Several options are being evaluated. The priority criteria: strong privacy posture (encrypted at rest and in transit), reasonable cost at homelab scale, and ideally native integration with the existing UniFi / Proxmox stack.
Backblaze B2
S3-compatible object storage with strong community support in the homelab world. PBS can write directly to B2 via S3 protocol. Pricing is predictable and cost-effective at moderate data volumes. Mature, well-documented integration path.
Evaluating
Cloudflare R2
S3-compatible storage with zero egress fees — a meaningful advantage when restoring large Proxmox backups. Already in the stack via Cloudflare Pages and Tunnels, which makes the trust relationship straightforward. Worth evaluating at scale.
Evaluating
Proton Drive
The preferred destination from a privacy standpoint — end-to-end encrypted, zero-knowledge architecture, and already trusted for personal data in this household. The hope is that UniFi adds native Proton Drive support as a cloud backup destination in a future UNAS or UniFi Drive release. If that integration lands, this becomes the immediate choice.
Watching Closely
Bottom Line
The Short Version
If you run a homelab and don't have a backup strategy, you have a question of when, not if. Hardware fails. Power surges happen. Files get corrupted. The cost of a dedicated backup node — even something as modest as a Beelink NUC running Proxmox Backup Server — is trivial compared to the cost of rebuilding a lab from scratch.
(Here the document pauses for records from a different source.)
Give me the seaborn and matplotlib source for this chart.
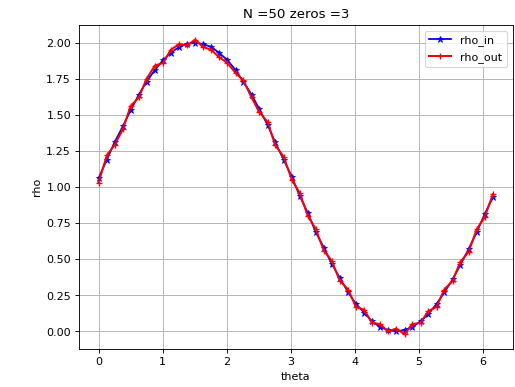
import matplotlib
matplotlib.use("Agg")
import matplotlib.pyplot as plt
import seaborn as sns

# 数据
theta = [0.00, 0.13, 0.25, 0.38, 0.50, 0.63, 0.75, 0.88, 1.01, 1.13,
         1.26, 1.38, 1.51, 1.63, 1.76, 1.88, 2.01, 2.14, 2.26, 2.39,
         2.51, 2.64, 2.76, 2.89, 3.02, 3.14, 3.27, 3.39, 3.52, 3.64,
         3.77, 3.90, 4.02, 4.15, 4.27, 4.40, 4.52, 4.65, 4.78, 4.90,
         5.03, 5.15, 5.28, 5.40, 5.53, 5.65, 5.78, 5.91, 6.03, 6.16]

rho_in = [1.06, 1.19, 1.31, 1.42, 1.53, 1.64, 1.73, 1.81, 1.88, 1.93,
          1.97, 1.99, 2.00, 1.99, 1.97, 1.93, 1.88, 1.81, 1.73, 1.64,
          1.54, 1.43, 1.31, 1.19, 1.07, 0.94, 0.82, 0.69, 0.58, 0.47,
          0.37, 0.27, 0.19, 0.13, 0.07, 0.03, 0.01, 0.00, 0.01, 0.03,
          0.07, 0.12, 0.19, 0.27, 0.36, 0.46, 0.57, 0.69, 0.81, 0.93]

rho_out = [1.03, 1.22, 1.29, 1.40, 1.56, 1.62, 1.75, 1.84, 1.86, 1.95,
           1.99, 1.98, 2.02, 1.97, 1.95, 1.90, 1.86, 1.79, 1.74, 1.62,
           1.52, 1.45, 1.29, 1.21, 1.05, 0.96, 0.80, 0.71, 0.56, 0.49,
           0.35, 0.29, 0.17, 0.15, 0.06, 0.05, 0.00, 0.02, -0.02, 0.05,
           0.06, 0.14, 0.17, 0.29, 0.35, 0.48, 0.55, 0.71, 0.79, 0.95]

fig, ax = plt.subplots(figsize=(6.4, 4.81), dpi=80.5)

sns.lineplot(x=theta, y=rho_in, color="b", marker="*", markersize=6,
             markeredgecolor="b", linewidth=1.6, label="rho_in", ax=ax)
sns.lineplot(x=theta, y=rho_out, color="r", marker="+", markersize=6,
             markeredgecolor="r", markeredgewidth=1.2, linewidth=1.8,
             label="rho_out", ax=ax)

ax.set_title("N =50 zeros =3")
ax.set_xlabel("theta")
ax.set_ylabel("rho")
ax.grid(True)
ax.legend(loc="upper right")

plt.subplots_adjust(left=0.153, right=0.995, top=0.935, bottom=0.098)
plt.savefig("out.png", dpi=80.5)
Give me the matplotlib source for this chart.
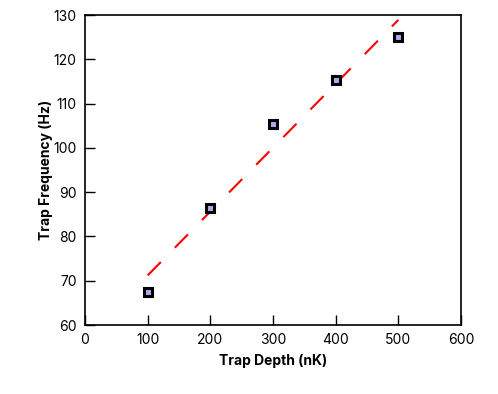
import matplotlib
matplotlib.use("Agg")
import matplotlib.pyplot as plt

depth = [100, 200, 300, 400, 500]
freq = [67.4, 86.4, 105.5, 115.3, 125.0]
fit_x = [100, 500]
fit_y = [71.2, 128.9]

plt.rcParams['font.family'] = ['Inter', 'DejaVu Sans']
fig = plt.figure(figsize=(4.98, 3.94), dpi=100)
ax = fig.add_axes([0.1707, 0.1751, 0.7550, 0.7868])

ax.plot(fit_x, fit_y, color='#ff0000', lw=1.5, dashes=(9, 9.6), zorder=2)
ax.plot(depth, freq, linestyle='none', marker='s', markersize=5.2,
        markerfacecolor='#aaaaee', markeredgecolor='black', markeredgewidth=2.2, zorder=3)

ax.set_xlim(0, 600)
ax.set_ylim(60, 130)
ax.set_xticks(range(0, 601, 100))
ax.set_yticks(range(60, 131, 10))
ax.tick_params(direction='in', length=7, width=1, labelsize=10, pad=6,
               top=False, right=False)
for s in ax.spines.values():
    s.set_linewidth(1.2)
ax.set_xlabel('Trap Depth (nK)', fontsize=10, fontweight='bold', labelpad=5)
ax.set_ylabel('Trap Frequency (Hz)', fontsize=10, fontweight='bold', labelpad=0)

fig.savefig('out.png', dpi=100)
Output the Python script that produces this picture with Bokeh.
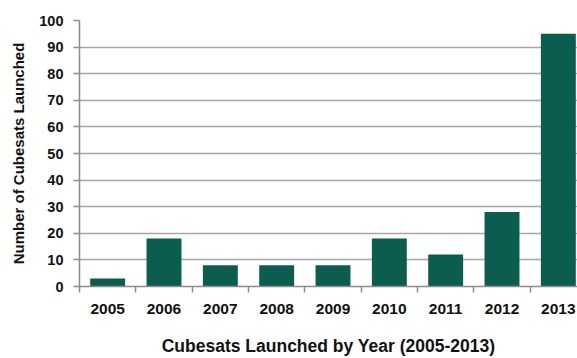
from bokeh.plotting import figure
from bokeh.models import Range1d, FixedTicker, ColumnDataSource
from bokeh.embed import file_html
from bokeh.resources import INLINE

years = ["2005", "2006", "2007", "2008", "2009", "2010", "2011", "2012", "2013"]
launched = [3, 18, 8, 8, 8, 18, 12, 28, 95]
y_ticks = [0, 10, 20, 30, 40, 50, 60, 70, 80, 90, 100]

FONT = "'Liberation Sans Narrow', 'Arial Narrow', 'Liberation Sans', Arial, sans-serif"
BAR = "#0b5e4f"

pos = [i + 0.5 for i in range(len(years))]
src = ColumnDataSource(dict(x=pos, top=launched, year=years))

p = figure(width=577, height=358, output_backend="svg", toolbar_location=None,
           x_range=Range1d(0, 8.84), y_range=Range1d(0, 100))
p.min_border_left = 79
p.min_border_right = 0
p.min_border_top = 20
p.min_border_bottom = 72
p.outline_line_color = None
p.background_fill_color = "white"
p.border_fill_color = "white"

p.vbar(x="x", top="top", width=0.62, bottom=0, source=src, color=BAR, line_color=None)

# x axis
p.xaxis.ticker = FixedTicker(ticks=pos, minor_ticks=list(range(len(years))))
p.xaxis.major_label_overrides = {pp: y for pp, y in zip(pos, years)}
p.xaxis.major_tick_line_color = None
p.xaxis.minor_tick_out = 6
p.xaxis.minor_tick_in = 0
p.xaxis.minor_tick_line_color = "#8c8c8c"
p.xaxis.minor_tick_line_width = 1.5
p.xaxis.axis_line_color = "#8c8c8c"
p.xaxis.axis_line_width = 1.5
p.xaxis.major_label_text_font = FONT
p.xaxis.major_label_text_font_style = "bold"
p.xaxis.major_label_text_font_size = "15.5px"
p.xaxis.major_label_text_color = "#111111"
p.xaxis.major_label_standoff = 11
p.xaxis.axis_label = "Cubesats Launched by Year (2005-2013)"
p.xaxis.axis_label_text_font = FONT
p.xaxis.axis_label_text_font_style = "bold"
p.xaxis.axis_label_text_font_size = "17.5px"
p.xaxis.axis_label_text_color = "#111111"
p.xaxis.axis_label_standoff = 19

# y axis
p.yaxis.ticker = FixedTicker(ticks=y_ticks)
p.yaxis.major_tick_out = 6
p.yaxis.major_tick_in = 0
p.yaxis.major_tick_line_color = "#8c8c8c"
p.yaxis.major_tick_line_width = 1.5
p.yaxis.minor_tick_line_color = None
p.yaxis.axis_line_color = "#8c8c8c"
p.yaxis.axis_line_width = 1.5
p.yaxis.major_label_text_font = FONT
p.yaxis.major_label_text_font_style = "bold"
p.yaxis.major_label_text_font_size = "14.5px"
p.yaxis.major_label_text_color = "#111111"
p.yaxis.major_label_standoff = 10
p.yaxis.axis_label = "Number of Cubesats Launched"
p.yaxis.axis_label_text_font = FONT
p.yaxis.axis_label_text_font_style = "bold"
p.yaxis.axis_label_text_font_size = "15px"
p.yaxis.axis_label_text_color = "#111111"
p.yaxis.axis_label_standoff = 9

p.xgrid.grid_line_color = None
p.ygrid.grid_line_color = "#a6a6a6"
p.ygrid.grid_line_width = 1.5

open("out.html", "w").write(file_html(p, INLINE))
Three things worth doing, in order of impact:
1.
Get a UPS and configure NUT. Graceful shutdown is non-negotiable. Every host in your lab should know how to shut itself down cleanly before the battery runs out.
2.
Run PBS on dedicated bare metal. It costs the price of a mini NUC. It saved this lab. Keep it isolated from the node it's backing up — that's the entire point.
3.
Add an offsite copy before you need it. On-premise redundancy is not a complete strategy. One copy needs to be somewhere your house isn't.